start

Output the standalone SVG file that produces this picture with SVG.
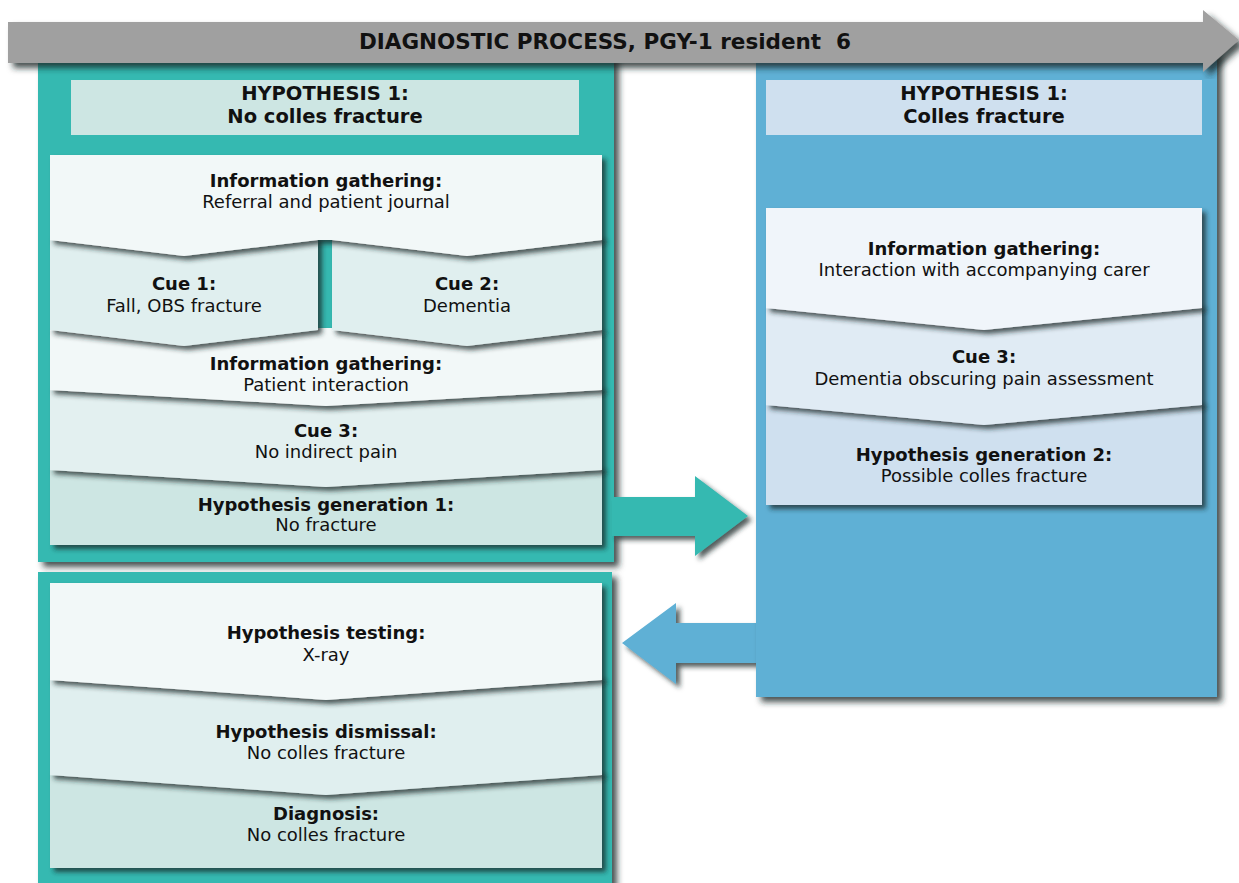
<svg xmlns="http://www.w3.org/2000/svg" width="1239" height="883" viewBox="0 0 1239 883">
  <defs>
    <filter id="shadow" x="-5%" y="-10%" width="115%" height="130%">
      <feDropShadow dx="4" dy="4" stdDeviation="2.5" flood-color="#1c2626" flood-opacity="0.75"/>
    </filter>
    <filter id="shadow-lg" x="-5%" y="-5%" width="115%" height="115%">
      <feDropShadow dx="5" dy="5" stdDeviation="3" flood-color="#1c2626" flood-opacity="0.8"/>
    </filter>
    <style>
      text { font-family: "DejaVu Sans", Verdana, sans-serif; fill: #111; text-anchor: middle; }
      .title { font-size: 21.5px; font-weight: bold; }
      .head { font-size: 19.5px; font-weight: bold; }
      .b { font-size: 18px; font-weight: bold; }
      .r { font-size: 18px; }
      .teal { fill: #35b9b1; }
      .blue { fill: #5eb0d5; }
      .t-light { fill: #f2f8f8; }
      .t-mid { fill: #e0efef; }
      .t-mid2 { fill: #e3f0f0; }
      .t-dark { fill: #cde6e3; }
      .b-light { fill: #f0f5fa; }
      .b-mid { fill: #e0ebf4; }
      .b-dark { fill: #cfe0ef; }
      .panel { filter: url(#shadow); }
    </style>
  </defs>

  <rect width="1239" height="883" fill="#ffffff"/>

  <!-- left column, first phase -->
  <g id="phase-no-fracture">
    <rect class="teal" x="38" y="50" width="576" height="512" filter="url(#shadow-lg)"/>
    <rect class="t-dark" x="71" y="80" width="508" height="55"/>
    <text class="head" x="325" y="100">HYPOTHESIS 1:</text>
    <text class="head" x="325" y="123">No colles fracture</text>
  </g>

  <g id="hypothesis-generation-1">
    <rect class="t-dark panel" x="50" y="466" width="552" height="79"/>
    <text class="b" x="326" y="511">Hypothesis generation 1:</text>
    <text class="r" x="326" y="531">No fracture</text>
  </g>
  <g id="cue-3-left">
    <polygon class="t-mid2 panel" points="50,386 602,386 602,470 326,487 50,470"/>
    <text class="b" x="326" y="437">Cue 3:</text>
    <text class="r" x="326" y="458">No indirect pain</text>
  </g>
  <g id="info-gathering-patient">
    <polygon class="t-light panel" points="50,328 602,328 602,390 326,406 50,390"/>
    <text class="b" x="326" y="370">Information gathering:</text>
    <text class="r" x="326" y="391">Patient interaction</text>
  </g>
  <g id="cue-1">
    <polygon class="t-mid panel" points="50,236 318,236 318,330 184,346 50,330"/>
    <text class="b" x="184" y="290">Cue 1:</text>
    <text class="r" x="184" y="312">Fall, OBS fracture</text>
  </g>
  <g id="cue-2">
    <polygon class="t-mid panel" points="332,236 602,236 602,330 467,346 332,330"/>
    <text class="b" x="467" y="290">Cue 2:</text>
    <text class="r" x="467" y="312">Dementia</text>
  </g>
  <g id="info-gathering-referral">
    <polygon class="t-light panel" points="50,155 602,155 602,240 467,256 332,240 318,240 184,256 50,240"/>
    <text class="b" x="326" y="187">Information gathering:</text>
    <text class="r" x="326" y="208">Referral and patient journal</text>
  </g>

  <!-- left column, second phase -->
  <g id="phase-testing">
    <rect class="teal" x="38" y="572" width="574" height="330" filter="url(#shadow-lg)"/>
  </g>
  <g id="diagnosis">
    <rect class="t-dark panel" x="50" y="771" width="552" height="97"/>
    <text class="b" x="326" y="820">Diagnosis:</text>
    <text class="r" x="326" y="841">No colles fracture</text>
  </g>
  <g id="hypothesis-dismissal">
    <polygon class="t-mid panel" points="50,676 602,676 602,775 326,795 50,775"/>
    <text class="b" x="326" y="738">Hypothesis dismissal:</text>
    <text class="r" x="326" y="759">No colles fracture</text>
  </g>
  <g id="hypothesis-testing">
    <polygon class="t-light panel" points="50,583 602,583 602,680 326,700 50,680"/>
    <text class="b" x="326" y="639">Hypothesis testing:</text>
    <text class="r" x="326" y="661">X-ray</text>
  </g>

  <!-- transitions between phases -->
  <g id="connectors">
    <polygon class="teal" points="612,497 695,497 695,476 748,516 695,556 695,536 612,536" filter="url(#shadow)"/>
    <polygon class="blue" points="770,623 676,623 676,603 622,643 676,684 676,663 770,663" filter="url(#shadow)"/>
  </g>

  <!-- right column -->
  <g id="phase-fracture">
    <rect class="blue" x="756" y="50" width="461" height="647" filter="url(#shadow-lg)"/>
    <rect class="b-dark" x="766" y="80" width="436" height="55"/>
    <text class="head" x="984" y="100">HYPOTHESIS 1:</text>
    <text class="head" x="984" y="123">Colles fracture</text>
  </g>
  <g id="hypothesis-generation-2">
    <rect class="b-dark panel" x="766" y="401" width="436" height="104"/>
    <text class="b" x="984" y="461">Hypothesis generation 2:</text>
    <text class="r" x="984" y="482">Possible colles fracture</text>
  </g>
  <g id="cue-3-right">
    <polygon class="b-mid panel" points="766,304 1202,304 1202,405 984,425 766,405"/>
    <text class="b" x="984" y="363">Cue 3:</text>
    <text class="r" x="984" y="385">Dementia obscuring pain assessment</text>
  </g>
  <g id="info-gathering-carer">
    <polygon class="b-light panel" points="766,208 1202,208 1202,308 984,330 766,308"/>
    <text class="b" x="984" y="255">Information gathering:</text>
    <text class="r" x="984" y="276">Interaction with accompanying carer</text>
  </g>

  <!-- process timeline bar -->
  <g id="process-bar">
    <polygon points="8,22 1203,22 1203,10 1239,40 1203,72 1203,63 8,63" fill="#a0a0a0" filter="url(#shadow-lg)"/>
    <text class="title" x="605" y="49" xml:space="preserve">DIAGNOSTIC PROCESS, PGY-1 resident  6</text>
  </g>
</svg>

end

_BRIEF_:
Repeat the material above word for word, please, apart from its images.

_ANSWER TO THIS TASK_:
Output the standalone SVG file that produces this picture with SVG.
<svg xmlns="http://www.w3.org/2000/svg" width="1239" height="883" viewBox="0 0 1239 883">
  <defs>
    <filter id="shadow" x="-5%" y="-10%" width="115%" height="130%">
      <feDropShadow dx="4" dy="4" stdDeviation="2.5" flood-color="#1c2626" flood-opacity="0.75"/>
    </filter>
    <filter id="shadow-lg" x="-5%" y="-5%" width="115%" height="115%">
      <feDropShadow dx="5" dy="5" stdDeviation="3" flood-color="#1c2626" flood-opacity="0.8"/>
    </filter>
    <style>
      text { font-family: "DejaVu Sans", Verdana, sans-serif; fill: #111; text-anchor: middle; }
      .title { font-size: 21.5px; font-weight: bold; }
      .head { font-size: 19.5px; font-weight: bold; }
      .b { font-size: 18px; font-weight: bold; }
      .r { font-size: 18px; }
      .teal { fill: #35b9b1; }
      .blue { fill: #5eb0d5; }
      .t-light { fill: #f2f8f8; }
      .t-mid { fill: #e0efef; }
      .t-mid2 { fill: #e3f0f0; }
      .t-dark { fill: #cde6e3; }
      .b-light { fill: #f0f5fa; }
      .b-mid { fill: #e0ebf4; }
      .b-dark { fill: #cfe0ef; }
      .panel { filter: url(#shadow); }
    </style>
  </defs>

  <rect width="1239" height="883" fill="#ffffff"/>

  <!-- left column, first phase -->
  <g id="phase-no-fracture">
    <rect class="teal" x="38" y="50" width="576" height="512" filter="url(#shadow-lg)"/>
    <rect class="t-dark" x="71" y="80" width="508" height="55"/>
    <text class="head" x="325" y="100">HYPOTHESIS 1:</text>
    <text class="head" x="325" y="123">No colles fracture</text>
  </g>

  <g id="hypothesis-generation-1">
    <rect class="t-dark panel" x="50" y="466" width="552" height="79"/>
    <text class="b" x="326" y="511">Hypothesis generation 1:</text>
    <text class="r" x="326" y="531">No fracture</text>
  </g>
  <g id="cue-3-left">
    <polygon class="t-mid2 panel" points="50,386 602,386 602,470 326,487 50,470"/>
    <text class="b" x="326" y="437">Cue 3:</text>
    <text class="r" x="326" y="458">No indirect pain</text>
  </g>
  <g id="info-gathering-patient">
    <polygon class="t-light panel" points="50,328 602,328 602,390 326,406 50,390"/>
    <text class="b" x="326" y="370">Information gathering:</text>
    <text class="r" x="326" y="391">Patient interaction</text>
  </g>
  <g id="cue-1">
    <polygon class="t-mid panel" points="50,236 318,236 318,330 184,346 50,330"/>
    <text class="b" x="184" y="290">Cue 1:</text>
    <text class="r" x="184" y="312">Fall, OBS fracture</text>
  </g>
  <g id="cue-2">
    <polygon class="t-mid panel" points="332,236 602,236 602,330 467,346 332,330"/>
    <text class="b" x="467" y="290">Cue 2:</text>
    <text class="r" x="467" y="312">Dementia</text>
  </g>
  <g id="info-gathering-referral">
    <polygon class="t-light panel" points="50,155 602,155 602,240 467,256 332,240 318,240 184,256 50,240"/>
    <text class="b" x="326" y="187">Information gathering:</text>
    <text class="r" x="326" y="208">Referral and patient journal</text>
  </g>

  <!-- left column, second phase -->
  <g id="phase-testing">
    <rect class="teal" x="38" y="572" width="574" height="330" filter="url(#shadow-lg)"/>
  </g>
  <g id="diagnosis">
    <rect class="t-dark panel" x="50" y="771" width="552" height="97"/>
    <text class="b" x="326" y="820">Diagnosis:</text>
    <text class="r" x="326" y="841">No colles fracture</text>
  </g>
  <g id="hypothesis-dismissal">
    <polygon class="t-mid panel" points="50,676 602,676 602,775 326,795 50,775"/>
    <text class="b" x="326" y="738">Hypothesis dismissal:</text>
    <text class="r" x="326" y="759">No colles fracture</text>
  </g>
  <g id="hypothesis-testing">
    <polygon class="t-light panel" points="50,583 602,583 602,680 326,700 50,680"/>
    <text class="b" x="326" y="639">Hypothesis testing:</text>
    <text class="r" x="326" y="661">X-ray</text>
  </g>

  <!-- transitions between phases -->
  <g id="connectors">
    <polygon class="teal" points="612,497 695,497 695,476 748,516 695,556 695,536 612,536" filter="url(#shadow)"/>
    <polygon class="blue" points="770,623 676,623 676,603 622,643 676,684 676,663 770,663" filter="url(#shadow)"/>
  </g>

  <!-- right column -->
  <g id="phase-fracture">
    <rect class="blue" x="756" y="50" width="461" height="647" filter="url(#shadow-lg)"/>
    <rect class="b-dark" x="766" y="80" width="436" height="55"/>
    <text class="head" x="984" y="100">HYPOTHESIS 1:</text>
    <text class="head" x="984" y="123">Colles fracture</text>
  </g>
  <g id="hypothesis-generation-2">
    <rect class="b-dark panel" x="766" y="401" width="436" height="104"/>
    <text class="b" x="984" y="461">Hypothesis generation 2:</text>
    <text class="r" x="984" y="482">Possible colles fracture</text>
  </g>
  <g id="cue-3-right">
    <polygon class="b-mid panel" points="766,304 1202,304 1202,405 984,425 766,405"/>
    <text class="b" x="984" y="363">Cue 3:</text>
    <text class="r" x="984" y="385">Dementia obscuring pain assessment</text>
  </g>
  <g id="info-gathering-carer">
    <polygon class="b-light panel" points="766,208 1202,208 1202,308 984,330 766,308"/>
    <text class="b" x="984" y="255">Information gathering:</text>
    <text class="r" x="984" y="276">Interaction with accompanying carer</text>
  </g>

  <!-- process timeline bar -->
  <g id="process-bar">
    <polygon points="8,22 1203,22 1203,10 1239,40 1203,72 1203,63 8,63" fill="#a0a0a0" filter="url(#shadow-lg)"/>
    <text class="title" x="605" y="49" xml:space="preserve">DIAGNOSTIC PROCESS, PGY-1 resident  6</text>
  </g>
</svg>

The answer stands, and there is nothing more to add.